A cookie for anyone who can solve this C/macro problem...
Lawrence Stewart
lstewart at freebsd.org
Fri Apr 16 08:16:55 UTC 2010
On 04/15/10 23:17, Lawrence Stewart wrote:
> Hi All,
>
> I've hit a road block that I'm hoping people with better C/macro fu can
> help me with. It also may be the case that what I'm trying to do can't
> be done, so I welcome alternative suggestions as well.
>
> The problem:
>
> I'm working on a KPI to modularise congestion control support in the
> kernel (overview of KPI is visible in [1]).

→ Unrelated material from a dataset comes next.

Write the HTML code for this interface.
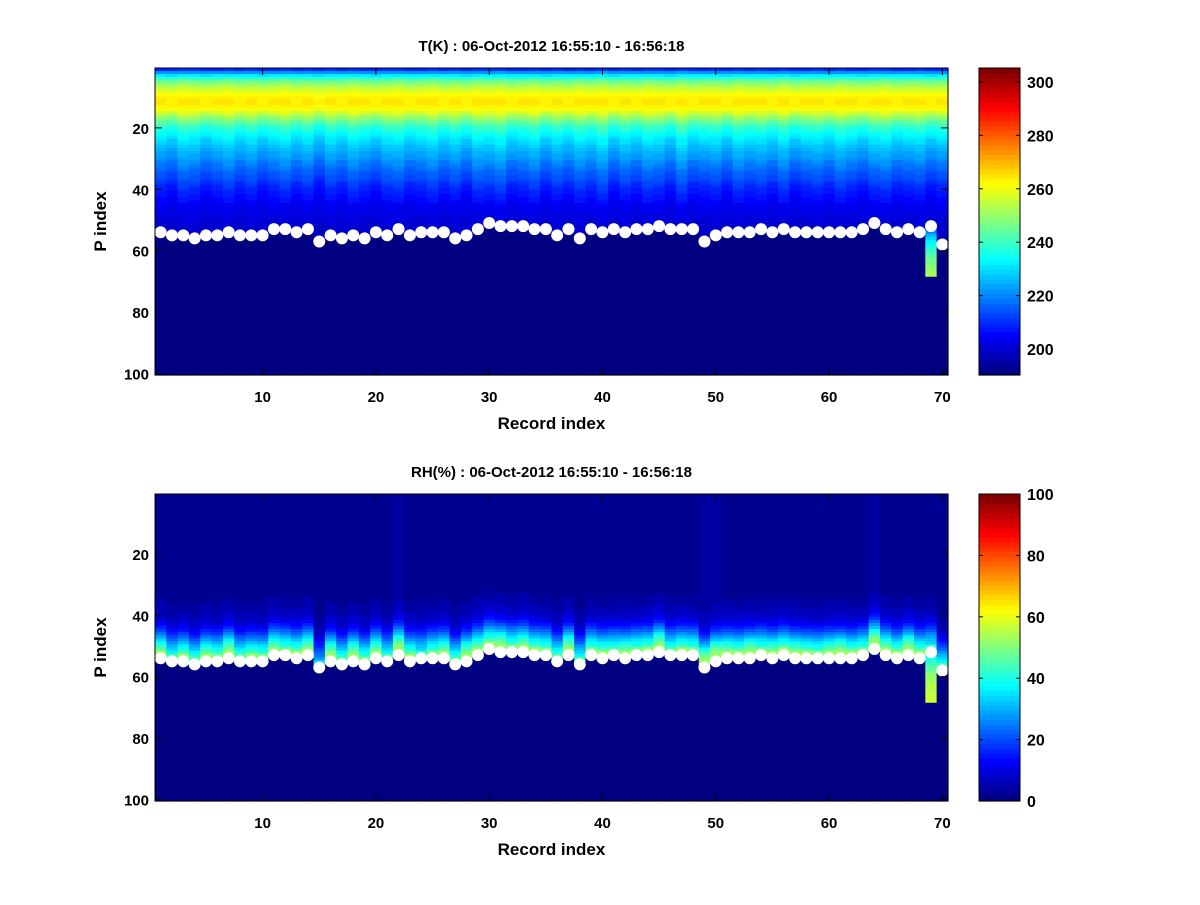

So far, I've been focused
> solely on TCP, but I want to have the framework generalise to be able to
> share congestion control algorithms between other congestion aware
> transports e.g. SCTP, DCCP.
>
> To achieve this, I need to pass congestion control information into the
> hook functions in a protocol agnostic way. The current KPI passes the
> tcpcb ptr and this works nicely, but obviously doesn't help.
>
> The cleanest option as I see it is to embed a new CC specific struct in
> the appropriate TCP and SCTP structs, and pass this in to the KPI. I
> started down this road and quickly stopped - the amount of code churn
> this will cause in the TCP and SCTP stacks is to my mind far to
> intrusive, at least for an initial import of the framework.
>
> So the next idea I've been trying to prototype was to pass a union of
> the various protocol struct types into the KPI and then use macro magic
> to allow the CC algorithms to access commonly named variables across the
> different transport struct types. It would require vars to have the same
> name, which would still mean some code churn, but less than the first
> option. Here are the basic bits I'm currently working with:
>
> struct cc_var {
> uint16_t type;
> union {
> struct tcpcb *tcp;
> struct sctp_nets *sctp;
> } ccvc;
> };
>
> All function ptrs in struct cc_algo [1] are modified to accept a "struct
> cc_var *ccv".
>
> In an algorithm implementation e.g. NewReno [2], I then want to be able
> to do things like this with the fictitious CCVC() macro:
>
> void
> newreno_ack_received(struct cc_var *ccv)
> {
> u_int cw = CCVC(ccv)->snd_cwnd;
> ...
> CCVC(ccv)->snd_cwnd = blah;
> }
>
>
> So far I haven't found a way to achieve the above, and the best I've
> come up (with help) is this:
>
> #define CCV_DO(ccv, what) \
> ( \
> (ccv)->type == IPPROTO_TCP ? (ccv)->ccvc.tcp->what : \
> (ccv)->ccvc.sctp->what \
> )
>
> which can be used like this:
>
> void
> newreno_ack_received(struct cc_var *ccv)
> {
> u_int cw = CCV_DO(ccv, snd_cwnd);
> ...
> CCVC(ccv, snd_cwnd = blah);
> }
>
> Of course, this falls apart if you try do this for example:
>
> CCVC(ccv, snd_cwnd = min(blah, bleh));
>
>
> So... I'm sure there are some good ideas out there and would really
> appreciate hearing about them.
Thanks to those who replied on and off list. The cookie reward goes to
Hans and Daniel. The key insight I was missing is that the C ternary
statement doesn't return something suitable for use as an lvalue.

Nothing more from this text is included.